Records with drawing code
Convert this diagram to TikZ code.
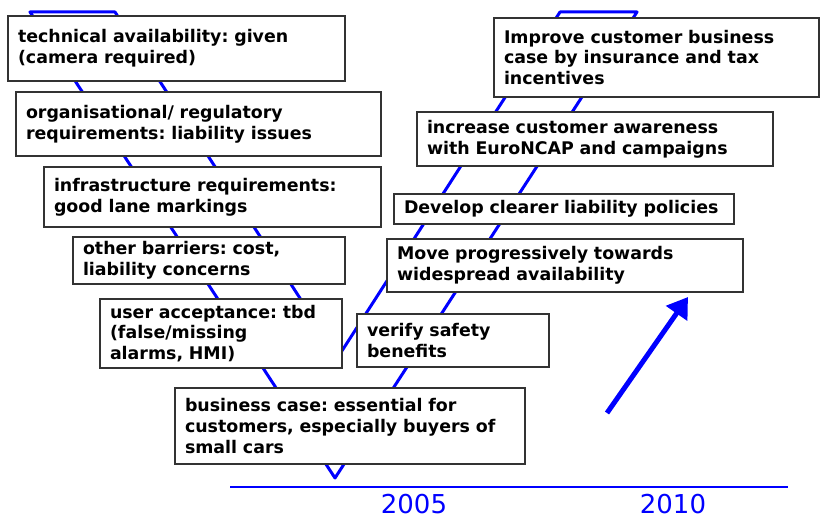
\documentclass[tikz,border=0pt]{standalone}
\usepackage{fontspec}
\setmainfont{DejaVu Sans}
\usetikzlibrary{arrows.meta}
\definecolor{vblue}{RGB}{0,0,255}
\frenchspacing
\begin{document}
\begin{tikzpicture}[x=1pt,y=-1pt,
  card/.style={draw=black!80, line width=1.2pt, fill=white, anchor=north west,
    align=left, inner xsep=10pt, inner ysep=0pt, outer sep=0pt,
    font=\fontsize{17.4}{20.8}\selectfont\bfseries},
  year/.style={text=vblue, font=\fontsize{26}{30}\selectfont, anchor=base, inner sep=0pt},
  funnel/.style={draw=vblue, line width=3pt, line join=round},
  trend/.style={draw=vblue, line width=5pt, -{Triangle[length=20pt,width=25pt]}},
  axis/.style={draw=vblue, line width=1.5pt}]
\useasboundingbox (0,0) rectangle (820,516);

% the funnel band behind the boxes
\draw[funnel] (30,12) -- (115,12) -- (338,357) -- (560,12) -- (637,12) -- (335,478) -- cycle;

% barriers (left arm)
\node[card, text width=317pt, minimum height=65pt] (tech) at (8,16)
  {technical availability: given\\(camera required)};
\node[card, text width=345pt, minimum height=64pt] (org) at (16,92)
  {organisational/ regulatory\\requirements: liability issues};
\node[card, text width=317pt, minimum height=60pt] (infra) at (44,167)
  {infrastructure requirements:\\good lane markings};
\node[card, text width=252pt, minimum height=47pt] (other) at (73,237)
  {other barriers: cost,\\liability concerns};
\node[card, text width=222pt, minimum height=69pt] (user) at (100,299)
  {user acceptance: tbd\\(false/missing\\alarms, HMI)};
\node[card, text width=330pt, minimum height=76pt] (busi) at (175,388)
  {business case: essential for\\customers, especially buyers of\\small cars};

% measures (right arm)
\node[card, text width=172pt, minimum height=53pt] (verify) at (357,314)
  {verify safety\\benefits};
\node[card, text width=336pt, minimum height=53pt] (move) at (387,239)
  {Move progressively towards\\widespread availability};
\node[card, text width=320pt, minimum height=30pt] (policy) at (394,194)
  {Develop clearer liability policies};
\node[card, text width=336pt, minimum height=54pt] (aware) at (417,112)
  {increase customer awareness\\with EuroNCAP and campaigns};
\node[card, text width=305pt, minimum height=79pt] (improve) at (494,18)
  {Improve customer business\\case by insurance and tax\\incentives};

% upward trend arrow
\coordinate (trendS) at (607,413);
\coordinate (trendE) at (688,297);
\draw[trend] (trendS) -- (trendE);

% time axis
\coordinate (axL) at (230,487);
\coordinate (axR) at (788,487);
\draw[axis] (axL) -- (axR);
\node[year] (y2005) at (414,513) {2005};
\node[year] (y2010) at (673,513) {2010};
\end{tikzpicture}
\end{document}
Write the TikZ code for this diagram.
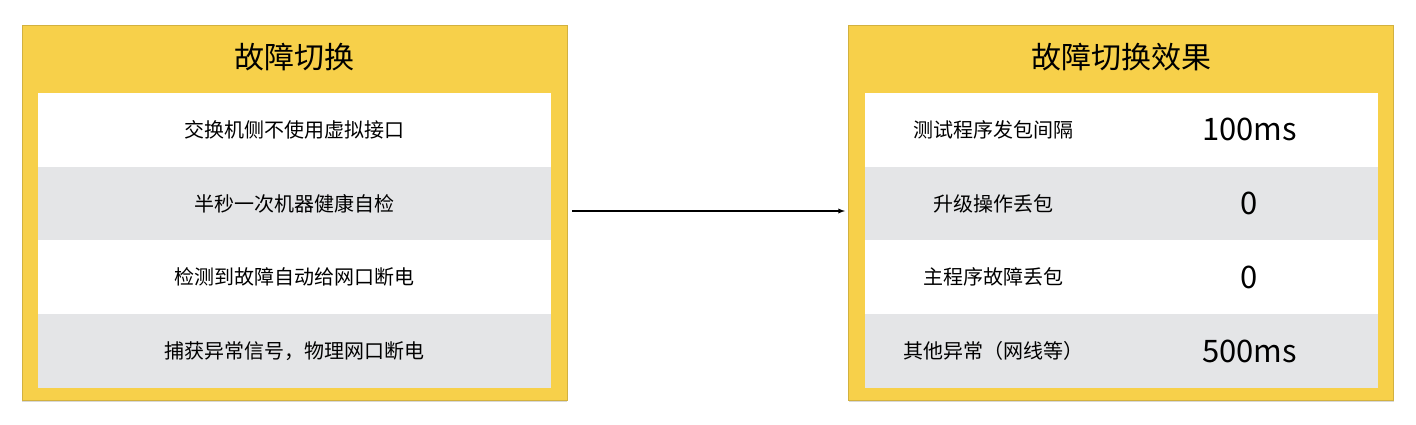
\documentclass[tikz,border=0pt]{standalone}
\usepackage{fontspec}
\newfontfamily\cjk{Noto Sans CJK SC}
\usetikzlibrary{shadows}
\definecolor{panelyellow}{HTML}{F7D04A}
\definecolor{rowgray}{HTML}{E4E5E7}
\tikzset{
  panel/.style={fill=panelyellow, draw=panelyellow!85!black, line width=0.4pt,
    minimum width=545pt, minimum height=375pt, inner sep=0pt,
    drop shadow={shadow xshift=0pt, shadow yshift=-2pt, opacity=0.3}},
  title/.style={font=\cjk\fontsize{30}{32}\selectfont},
  rowbox/.style={inner sep=0pt, minimum width=513pt, minimum height=73.7pt},
  rowtext/.style={font=\cjk\fontsize{20}{24}\selectfont},
  numtext/.style={font=\cjk\fontsize{31}{34}\selectfont}
}
\begin{document}
\begin{tikzpicture}[x=1pt,y=-1pt]
\useasboundingbox[fill=white] (0,0) rectangle (1416,424);
% left panel
\node[panel] (lpanel) at (294.5,212.5) {};
\node[title] (ltitle) at (294.5,57) {故障切换};
\foreach \i/\txt/\col in {1/交换机侧不使用虚拟接口/white,
  2/半秒一次机器健康自检/rowgray,
  3/检测到故障自动给网口断电/white,
  4/捕获异常信号，物理网口断电/rowgray}{
  \node[rowbox, fill=\col] (lrow\i) at (294.5,{56.2+73.7*\i}) {};
  \node[rowtext] at (lrow\i) {\txt};
}
% right panel
\node[panel] (rpanel) at (1121,212.5) {};
\node[title] (rtitle) at (1121,57) {故障切换效果};
\foreach \i/\txt/\val/\col in {1/测试程序发包间隔/100ms/white,
  2/升级操作丢包/0/rowgray,
  3/主程序故障丢包/0/white,
  4/其他异常（网线等）/500ms/rowgray}{
  \node[rowbox, fill=\col] (rrow\i) at (1121.5,{56.2+73.7*\i}) {};
  \node[rowtext] (rlabel\i) at ([xshift=-128pt]rrow\i.center) {\txt};
  \node[numtext] (rval\i) at ([xshift=128pt]rrow\i.center) {\val};
}
% arrow
\coordinate (astart) at (572,211);
\coordinate (aend) at (845,211);
\draw[line width=1.3pt, -latex] (astart) -- (aend);
\end{tikzpicture}
\end{document}
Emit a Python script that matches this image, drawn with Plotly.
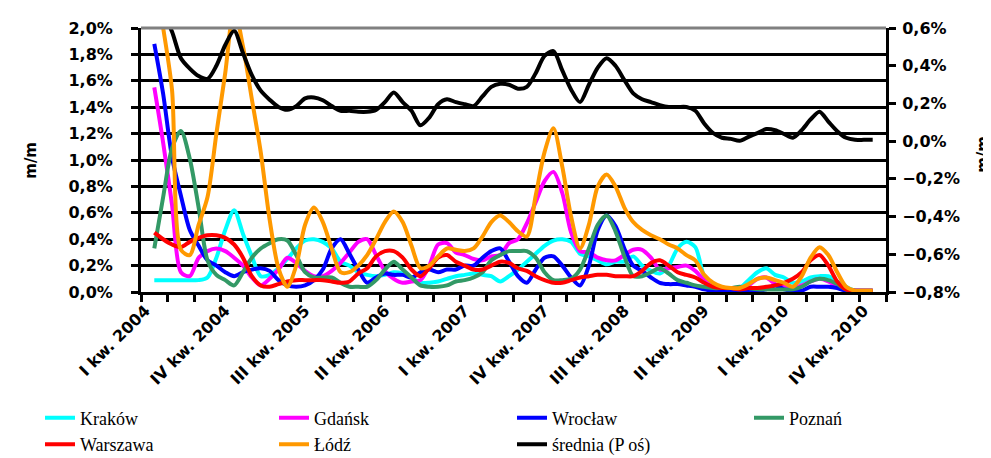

- Exercise requirements
Reproduce the data verbatim. Do not carry any picture into the copy.

- Exercise result
Convert this diagram to TikZ code.
\documentclass[tikz,border=0pt]{standalone}
\usepackage{fontspec}
\setmainfont{DejaVu Sans}
\usetikzlibrary{arrows.meta}
\definecolor{vblue}{RGB}{0,0,255}
\frenchspacing
\begin{document}
\begin{tikzpicture}[x=1pt,y=-1pt,
  card/.style={draw=black!80, line width=1.2pt, fill=white, anchor=north west,
    align=left, inner xsep=10pt, inner ysep=0pt, outer sep=0pt,
    font=\fontsize{17.4}{20.8}\selectfont\bfseries},
  year/.style={text=vblue, font=\fontsize{26}{30}\selectfont, anchor=base, inner sep=0pt},
  funnel/.style={draw=vblue, line width=3pt, line join=round},
  trend/.style={draw=vblue, line width=5pt, -{Triangle[length=20pt,width=25pt]}},
  axis/.style={draw=vblue, line width=1.5pt}]
\useasboundingbox (0,0) rectangle (820,516);

% the funnel band behind the boxes
\draw[funnel] (30,12) -- (115,12) -- (338,357) -- (560,12) -- (637,12) -- (335,478) -- cycle;

% barriers (left arm)
\node[card, text width=317pt, minimum height=65pt] (tech) at (8,16)
  {technical availability: given\\(camera required)};
\node[card, text width=345pt, minimum height=64pt] (org) at (16,92)
  {organisational/ regulatory\\requirements: liability issues};
\node[card, text width=317pt, minimum height=60pt] (infra) at (44,167)
  {infrastructure requirements:\\good lane markings};
\node[card, text width=252pt, minimum height=47pt] (other) at (73,237)
  {other barriers: cost,\\liability concerns};
\node[card, text width=222pt, minimum height=69pt] (user) at (100,299)
  {user acceptance: tbd\\(false/missing\\alarms, HMI)};
\node[card, text width=330pt, minimum height=76pt] (busi) at (175,388)
  {business case: essential for\\customers, especially buyers of\\small cars};

% measures (right arm)
\node[card, text width=172pt, minimum height=53pt] (verify) at (357,314)
  {verify safety\\benefits};
\node[card, text width=336pt, minimum height=53pt] (move) at (387,239)
  {Move progressively towards\\widespread availability};
\node[card, text width=320pt, minimum height=30pt] (policy) at (394,194)
  {Develop clearer liability policies};
\node[card, text width=336pt, minimum height=54pt] (aware) at (417,112)
  {increase customer awareness\\with EuroNCAP and campaigns};
\node[card, text width=305pt, minimum height=79pt] (improve) at (494,18)
  {Improve customer business\\case by insurance and tax\\incentives};

% upward trend arrow
\coordinate (trendS) at (607,413);
\coordinate (trendE) at (688,297);
\draw[trend] (trendS) -- (trendE);

% time axis
\coordinate (axL) at (230,487);
\coordinate (axR) at (788,487);
\draw[axis] (axL) -- (axR);
\node[year] (y2005) at (414,513) {2005};
\node[year] (y2010) at (673,513) {2010};
\end{tikzpicture}
\end{document}
Write the TikZ code for this diagram.
\documentclass[tikz,border=0pt]{standalone}
\usepackage{fontspec}
\newfontfamily\cjk{Noto Sans CJK SC}
\usetikzlibrary{shadows}
\definecolor{panelyellow}{HTML}{F7D04A}
\definecolor{rowgray}{HTML}{E4E5E7}
\tikzset{
  panel/.style={fill=panelyellow, draw=panelyellow!85!black, line width=0.4pt,
    minimum width=545pt, minimum height=375pt, inner sep=0pt,
    drop shadow={shadow xshift=0pt, shadow yshift=-2pt, opacity=0.3}},
  title/.style={font=\cjk\fontsize{30}{32}\selectfont},
  rowbox/.style={inner sep=0pt, minimum width=513pt, minimum height=73.7pt},
  rowtext/.style={font=\cjk\fontsize{20}{24}\selectfont},
  numtext/.style={font=\cjk\fontsize{31}{34}\selectfont}
}
\begin{document}
\begin{tikzpicture}[x=1pt,y=-1pt]
\useasboundingbox[fill=white] (0,0) rectangle (1416,424);
% left panel
\node[panel] (lpanel) at (294.5,212.5) {};
\node[title] (ltitle) at (294.5,57) {故障切换};
\foreach \i/\txt/\col in {1/交换机侧不使用虚拟接口/white,
  2/半秒一次机器健康自检/rowgray,
  3/检测到故障自动给网口断电/white,
  4/捕获异常信号，物理网口断电/rowgray}{
  \node[rowbox, fill=\col] (lrow\i) at (294.5,{56.2+73.7*\i}) {};
  \node[rowtext] at (lrow\i) {\txt};
}
% right panel
\node[panel] (rpanel) at (1121,212.5) {};
\node[title] (rtitle) at (1121,57) {故障切换效果};
\foreach \i/\txt/\val/\col in {1/测试程序发包间隔/100ms/white,
  2/升级操作丢包/0/rowgray,
  3/主程序故障丢包/0/white,
  4/其他异常（网线等）/500ms/rowgray}{
  \node[rowbox, fill=\col] (rrow\i) at (1121.5,{56.2+73.7*\i}) {};
  \node[rowtext] (rlabel\i) at ([xshift=-128pt]rrow\i.center) {\txt};
  \node[numtext] (rval\i) at ([xshift=128pt]rrow\i.center) {\val};
}
% arrow
\coordinate (astart) at (572,211);
\coordinate (aend) at (845,211);
\draw[line width=1.3pt, -latex] (astart) -- (aend);
\end{tikzpicture}
\end{document}
Emit a Python script that matches this image, drawn with Plotly.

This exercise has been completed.